Concepts can be connected with labeled arrows. The relationship between concepts can be articulated in linking phrases, e.g., "gives rise to", "results in", "is required by," or "contributes to".

Concept maps are similar to mindmaps, but give more freedom, as mindmaps are often restricted to radial hierarchies and tree structures.

Features

* Add concepts by typing or drag and drop
* Link your concepts, and label them
* You can link a concept with as many other concepts you need. You can link concepts with other links
* Move your concepts around as you like and as you need it. No restriction for placing or ordering!
* Your concept-map is stored in a database. You can make very big maps with many of concepts and links.
* Assign different shapes to a concept
* Work with a splitted screen: several views or sub-views of the same concept-map.
* Organise different views of your concept maps as sheets and store them in the database
* Store text and images in the database and connect them with concepts * Export your map as an image

Future

Limada will be extended with content management (create, edit, manage, search and publish various kinds of digital media and electronic text) and document management (scanning and storing of paper documents) features in the next releases.

limada::framework

Limada (Linked Marked Data) is a framework for managing relationships of data in non-hierarchical structures. It is suitable for data sets where the individual elements are interconnected in complex ways. The philosophy behind is that information is not in the data, but in the relationship between the data.

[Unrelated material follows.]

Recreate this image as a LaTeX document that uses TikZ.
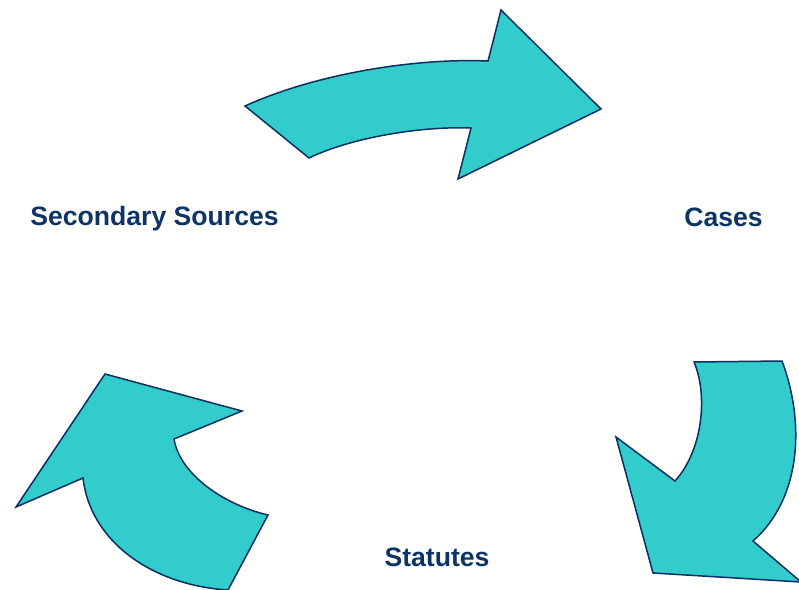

The basic data structures are things, links and graphs.

A thing holds a piece of information, such as text or numerical data.

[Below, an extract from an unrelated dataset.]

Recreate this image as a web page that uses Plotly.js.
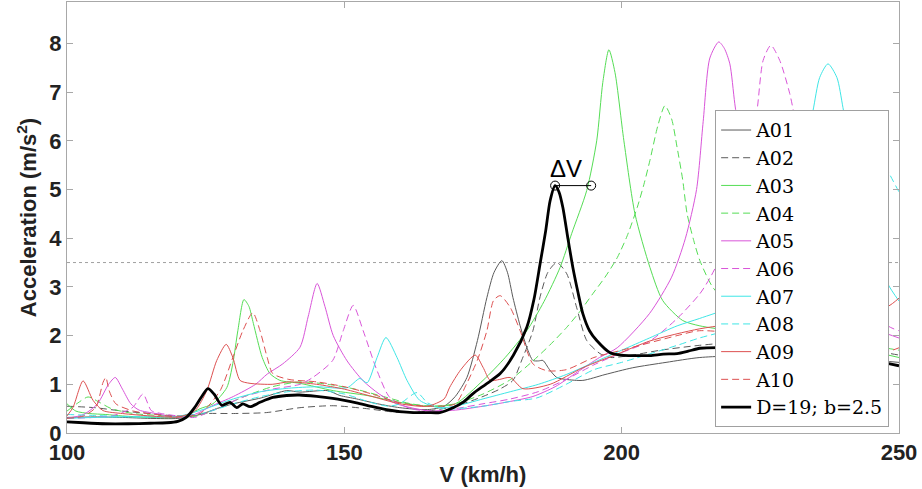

A link is a triple of things: it connects a root with a leaf, and a marker provides information about the character of the connection, the "why are root and leaf connected". A link is a thing by itself, so links can be connected with other links ("link on link") and used as markers as well.

A graph is a container of things and links. It provides access to the relations of things.

Limada has persistance layers for storing things and links in databases, and user interface components for visualizing the relationships between the data.

Limada's links are typed links, the marker of the link represents the semantic relations between the data. So you are able to build very free form variants of a semantic network.

It is no ontology framework, as it lacks the class-features (inheritance etc.) and don’t support any ontological language. It is no semantic web framework, as it has no description logics (as by now).

Limada is written in c# and published under the GPL.